→ Given instruction: In your copy, leave out the pictures; write out all the data exactly.

..........

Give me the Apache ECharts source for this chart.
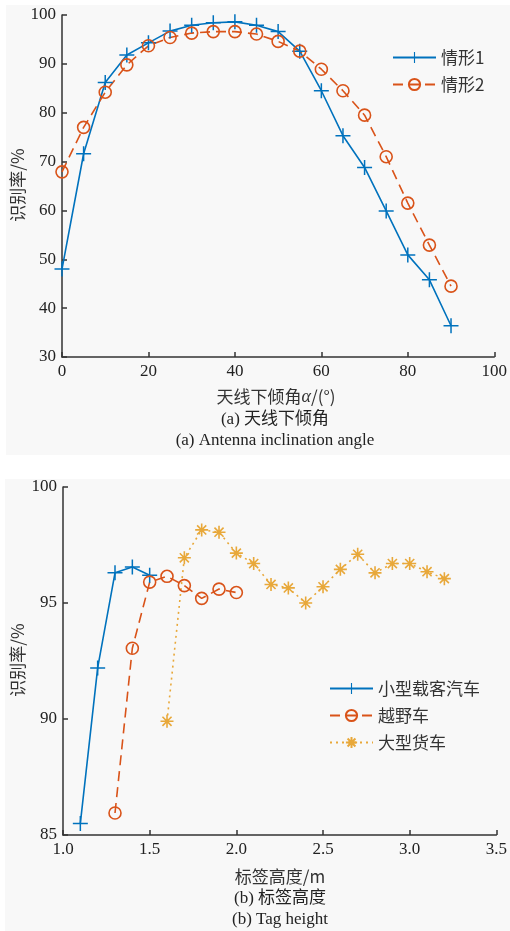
<!DOCTYPE html>
<html>
<head>
<meta charset="utf-8">
<script src="https://cdn.jsdelivr.net/npm/echarts@6/dist/echarts.min.js"></script>
<style>
html,body{margin:0;padding:0;background:#fff;}
#chart{width:510px;height:931px;}
</style>
</head>
<body>
<div id="chart"></div>
<script>
/* ---------- data: (a) antenna inclination ---------- */
const angles = [0,5,10,15,20,25,30,35,40,45,50,55,60,65,70,75,80,85,90];
const case1 = [48,71.6,86.2,91.8,94.3,96.7,97.9,98.4,98.6,97.9,96.6,92.6,84.5,75.3,68.8,59.9,50.9,45.8,36.4];
const case2 = [67.9,77,84.2,89.8,93.7,95.4,96.3,96.6,96.6,96.1,94.6,92.6,88.9,84.5,79.5,71,61.5,52.9,44.5];

/* ---------- data: (b) tag height ---------- */
const hCar   = [1.1,1.2,1.3,1.4,1.5];
const vCar   = [85.5,92.2,96.3,96.55,96.2];
const hSuv   = [1.3,1.4,1.5,1.6,1.7,1.8,1.9,2.0];
const vSuv   = [85.95,93.05,95.9,96.15,95.75,95.2,95.6,95.45];
const hTruck = [1.6,1.7,1.8,1.9,2.0,2.1,2.2,2.3,2.4,2.5,2.6,2.7,2.8,2.9,3.0,3.1,3.2];
const vTruck = [89.9,96.95,98.15,98.05,97.15,96.7,95.8,95.65,95.0,95.7,96.45,97.1,96.3,96.7,96.7,96.35,96.05];

const names1 = ['情形1','情形2'];
const names2 = ['小型载客汽车','越野车','大型货车'];

/* ---------- style ---------- */
const BLUE='#0072BD', RED='#D95319', GOLD='#E8A83A';
const NUM_FONT='"Liberation Serif","Noto Sans CJK SC",serif';
const TXT_FONT='"Noto Sans CJK SC","Liberation Serif",sans-serif';
const PLUS='path://M9,0h2v9h9v2h-9v9h-2v-9h-9v-2h9z';
const STAR='path://M0,-10L0,10M-10,0L10,0M-7,-7L7,7M-7,7L7,-7';
const zip=(xs,ys)=>xs.map((x,i)=>[x,ys[i]]);

function axisCommon(){
  return {
    axisLine:{show:true,lineStyle:{color:'#333',width:1.5}},
    axisTick:{show:true,inside:true,length:5,lineStyle:{color:'#333',width:1.5}},
    axisLabel:{color:'#222',fontFamily:NUM_FONT,fontSize:17,margin:6},
    splitLine:{show:false}
  };
}

const chart = echarts.init(document.getElementById('chart'));
chart.setOption({
  animation:false,
  backgroundColor:'#fff',
  graphic:[
    {type:'rect',silent:true,z:-10,shape:{x:6,y:5,width:504,height:450},style:{fill:'#f8f8f8'}},
    {type:'rect',silent:true,z:-10,shape:{x:5,y:479,width:505,height:452},style:{fill:'#f8f8f8'}},
    {type:'text',x:18,y:185,rotation:Math.PI/2,style:{text:'识别率/%',font:'17px '+TXT_FONT,fill:'#333',align:'center',verticalAlign:'middle'}},
    {type:'text',x:18,y:660,rotation:Math.PI/2,style:{text:'识别率/%',font:'17px '+TXT_FONT,fill:'#333',align:'center',verticalAlign:'middle'}},
    {type:'text',x:276,y:397,style:{
      text:'{c|天线下倾角}{i|α}{c|/(°)}',align:'center',verticalAlign:'middle',
      rich:{c:{fontFamily:TXT_FONT,fontSize:17,fill:'#333'},i:{fontFamily:NUM_FONT,fontStyle:'italic',fontSize:18,fill:'#333'}}}},
    {type:'text',x:275,y:420,style:{text:'(a) 天线下倾角',font:'17px '+NUM_FONT,fill:'#222',align:'center',verticalAlign:'middle'}},
    {type:'text',x:275,y:441,style:{text:'(a) Antenna inclination angle',font:'17px '+NUM_FONT,fill:'#222',align:'center',verticalAlign:'middle'}},
    {type:'text',x:280,y:877,style:{text:'标签高度/m',font:'17px '+TXT_FONT,fill:'#333',align:'center',verticalAlign:'middle'}},
    {type:'text',x:280,y:899,style:{text:'(b) 标签高度',font:'17px '+NUM_FONT,fill:'#222',align:'center',verticalAlign:'middle'}},
    {type:'text',x:280,y:920,style:{text:'(b) Tag height',font:'17px '+NUM_FONT,fill:'#222',align:'center',verticalAlign:'middle'}}
  ],
  legend:[
    {left:387,top:44,orient:'vertical',itemWidth:43,itemHeight:14,itemGap:10,
     textStyle:{fontFamily:TXT_FONT,fontSize:17,color:'#333'},data:names1},
    {left:324,top:675,orient:'vertical',itemWidth:43,itemHeight:14,itemGap:10,
     textStyle:{fontFamily:TXT_FONT,fontSize:17,color:'#333'},data:names2}
  ],
  grid:[
    {left:62,right:13,top:15,bottom:574},
    {left:63,right:9,top:487,bottom:96}
  ],
  xAxis:[
    Object.assign(axisCommon(),{type:'value',gridIndex:0,min:0,max:100,interval:20}),
    Object.assign(axisCommon(),{type:'value',gridIndex:1,min:1.0,max:3.5,interval:0.5,
      axisLabel:Object.assign(axisCommon().axisLabel,{formatter:v=>v.toFixed(1)})})
  ],
  yAxis:[
    Object.assign(axisCommon(),{type:'value',gridIndex:0,min:30,max:100,interval:10}),
    Object.assign(axisCommon(),{type:'value',gridIndex:1,min:85,max:100,interval:5})
  ],
  series:[
    {name:names1[0],type:'line',xAxisIndex:0,yAxisIndex:0,data:zip(angles,case1),
     symbol:PLUS,symbolSize:15,lineStyle:{color:BLUE,width:1.6},itemStyle:{color:BLUE}},
    {name:names1[1],type:'line',xAxisIndex:0,yAxisIndex:0,data:zip(angles,case2),
     symbol:'circle',symbolSize:12,lineStyle:{color:RED,width:1.6,type:[10,6]},
     itemStyle:{color:'rgba(0,0,0,0)',borderColor:RED,borderWidth:1.6}},
    {name:names2[0],type:'line',xAxisIndex:1,yAxisIndex:1,data:zip(hCar,vCar),
     symbol:PLUS,symbolSize:15,lineStyle:{color:BLUE,width:1.6},itemStyle:{color:BLUE}},
    {name:names2[1],type:'line',xAxisIndex:1,yAxisIndex:1,data:zip(hSuv,vSuv),
     symbol:'circle',symbolSize:12,lineStyle:{color:RED,width:1.6,type:[10,6]},
     itemStyle:{color:'rgba(0,0,0,0)',borderColor:RED,borderWidth:1.6}},
    {name:names2[2],type:'line',xAxisIndex:1,yAxisIndex:1,data:zip(hTruck,vTruck),
     symbol:STAR,symbolSize:13,lineStyle:{color:GOLD,width:1.6,type:[2,4]},
     itemStyle:{color:'none',borderColor:GOLD,borderWidth:1.6}}
  ]
});
</script>
</body>
</html>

..........

→ Exercise solution:
Give me the Apache ECharts source for this chart.
<!DOCTYPE html>
<html>
<head>
<meta charset="utf-8">
<script src="https://cdn.jsdelivr.net/npm/echarts@6/dist/echarts.min.js"></script>
<style>
html,body{margin:0;padding:0;background:#fff;}
#chart{width:510px;height:931px;}
</style>
</head>
<body>
<div id="chart"></div>
<script>
/* ---------- data: (a) antenna inclination ---------- */
const angles = [0,5,10,15,20,25,30,35,40,45,50,55,60,65,70,75,80,85,90];
const case1 = [48,71.6,86.2,91.8,94.3,96.7,97.9,98.4,98.6,97.9,96.6,92.6,84.5,75.3,68.8,59.9,50.9,45.8,36.4];
const case2 = [67.9,77,84.2,89.8,93.7,95.4,96.3,96.6,96.6,96.1,94.6,92.6,88.9,84.5,79.5,71,61.5,52.9,44.5];

/* ---------- data: (b) tag height ---------- */
const hCar   = [1.1,1.2,1.3,1.4,1.5];
const vCar   = [85.5,92.2,96.3,96.55,96.2];
const hSuv   = [1.3,1.4,1.5,1.6,1.7,1.8,1.9,2.0];
const vSuv   = [85.95,93.05,95.9,96.15,95.75,95.2,95.6,95.45];
const hTruck = [1.6,1.7,1.8,1.9,2.0,2.1,2.2,2.3,2.4,2.5,2.6,2.7,2.8,2.9,3.0,3.1,3.2];
const vTruck = [89.9,96.95,98.15,98.05,97.15,96.7,95.8,95.65,95.0,95.7,96.45,97.1,96.3,96.7,96.7,96.35,96.05];

const names1 = ['情形1','情形2'];
const names2 = ['小型载客汽车','越野车','大型货车'];

/* ---------- style ---------- */
const BLUE='#0072BD', RED='#D95319', GOLD='#E8A83A';
const NUM_FONT='"Liberation Serif","Noto Sans CJK SC",serif';
const TXT_FONT='"Noto Sans CJK SC","Liberation Serif",sans-serif';
const PLUS='path://M9,0h2v9h9v2h-9v9h-2v-9h-9v-2h9z';
const STAR='path://M0,-10L0,10M-10,0L10,0M-7,-7L7,7M-7,7L7,-7';
const zip=(xs,ys)=>xs.map((x,i)=>[x,ys[i]]);

function axisCommon(){
  return {
    axisLine:{show:true,lineStyle:{color:'#333',width:1.5}},
    axisTick:{show:true,inside:true,length:5,lineStyle:{color:'#333',width:1.5}},
    axisLabel:{color:'#222',fontFamily:NUM_FONT,fontSize:17,margin:6},
    splitLine:{show:false}
  };
}

const chart = echarts.init(document.getElementById('chart'));
chart.setOption({
  animation:false,
  backgroundColor:'#fff',
  graphic:[
    {type:'rect',silent:true,z:-10,shape:{x:6,y:5,width:504,height:450},style:{fill:'#f8f8f8'}},
    {type:'rect',silent:true,z:-10,shape:{x:5,y:479,width:505,height:452},style:{fill:'#f8f8f8'}},
    {type:'text',x:18,y:185,rotation:Math.PI/2,style:{text:'识别率/%',font:'17px '+TXT_FONT,fill:'#333',align:'center',verticalAlign:'middle'}},
    {type:'text',x:18,y:660,rotation:Math.PI/2,style:{text:'识别率/%',font:'17px '+TXT_FONT,fill:'#333',align:'center',verticalAlign:'middle'}},
    {type:'text',x:276,y:397,style:{
      text:'{c|天线下倾角}{i|α}{c|/(°)}',align:'center',verticalAlign:'middle',
      rich:{c:{fontFamily:TXT_FONT,fontSize:17,fill:'#333'},i:{fontFamily:NUM_FONT,fontStyle:'italic',fontSize:18,fill:'#333'}}}},
    {type:'text',x:275,y:420,style:{text:'(a) 天线下倾角',font:'17px '+NUM_FONT,fill:'#222',align:'center',verticalAlign:'middle'}},
    {type:'text',x:275,y:441,style:{text:'(a) Antenna inclination angle',font:'17px '+NUM_FONT,fill:'#222',align:'center',verticalAlign:'middle'}},
    {type:'text',x:280,y:877,style:{text:'标签高度/m',font:'17px '+TXT_FONT,fill:'#333',align:'center',verticalAlign:'middle'}},
    {type:'text',x:280,y:899,style:{text:'(b) 标签高度',font:'17px '+NUM_FONT,fill:'#222',align:'center',verticalAlign:'middle'}},
    {type:'text',x:280,y:920,style:{text:'(b) Tag height',font:'17px '+NUM_FONT,fill:'#222',align:'center',verticalAlign:'middle'}}
  ],
  legend:[
    {left:387,top:44,orient:'vertical',itemWidth:43,itemHeight:14,itemGap:10,
     textStyle:{fontFamily:TXT_FONT,fontSize:17,color:'#333'},data:names1},
    {left:324,top:675,orient:'vertical',itemWidth:43,itemHeight:14,itemGap:10,
     textStyle:{fontFamily:TXT_FONT,fontSize:17,color:'#333'},data:names2}
  ],
  grid:[
    {left:62,right:13,top:15,bottom:574},
    {left:63,right:9,top:487,bottom:96}
  ],
  xAxis:[
    Object.assign(axisCommon(),{type:'value',gridIndex:0,min:0,max:100,interval:20}),
    Object.assign(axisCommon(),{type:'value',gridIndex:1,min:1.0,max:3.5,interval:0.5,
      axisLabel:Object.assign(axisCommon().axisLabel,{formatter:v=>v.toFixed(1)})})
  ],
  yAxis:[
    Object.assign(axisCommon(),{type:'value',gridIndex:0,min:30,max:100,interval:10}),
    Object.assign(axisCommon(),{type:'value',gridIndex:1,min:85,max:100,interval:5})
  ],
  series:[
    {name:names1[0],type:'line',xAxisIndex:0,yAxisIndex:0,data:zip(angles,case1),
     symbol:PLUS,symbolSize:15,lineStyle:{color:BLUE,width:1.6},itemStyle:{color:BLUE}},
    {name:names1[1],type:'line',xAxisIndex:0,yAxisIndex:0,data:zip(angles,case2),
     symbol:'circle',symbolSize:12,lineStyle:{color:RED,width:1.6,type:[10,6]},
     itemStyle:{color:'rgba(0,0,0,0)',borderColor:RED,borderWidth:1.6}},
    {name:names2[0],type:'line',xAxisIndex:1,yAxisIndex:1,data:zip(hCar,vCar),
     symbol:PLUS,symbolSize:15,lineStyle:{color:BLUE,width:1.6},itemStyle:{color:BLUE}},
    {name:names2[1],type:'line',xAxisIndex:1,yAxisIndex:1,data:zip(hSuv,vSuv),
     symbol:'circle',symbolSize:12,lineStyle:{color:RED,width:1.6,type:[10,6]},
     itemStyle:{color:'rgba(0,0,0,0)',borderColor:RED,borderWidth:1.6}},
    {name:names2[2],type:'line',xAxisIndex:1,yAxisIndex:1,data:zip(hTruck,vTruck),
     symbol:STAR,symbolSize:13,lineStyle:{color:GOLD,width:1.6,type:[2,4]},
     itemStyle:{color:'none',borderColor:GOLD,borderWidth:1.6}}
  ]
});
</script>
</body>
</html>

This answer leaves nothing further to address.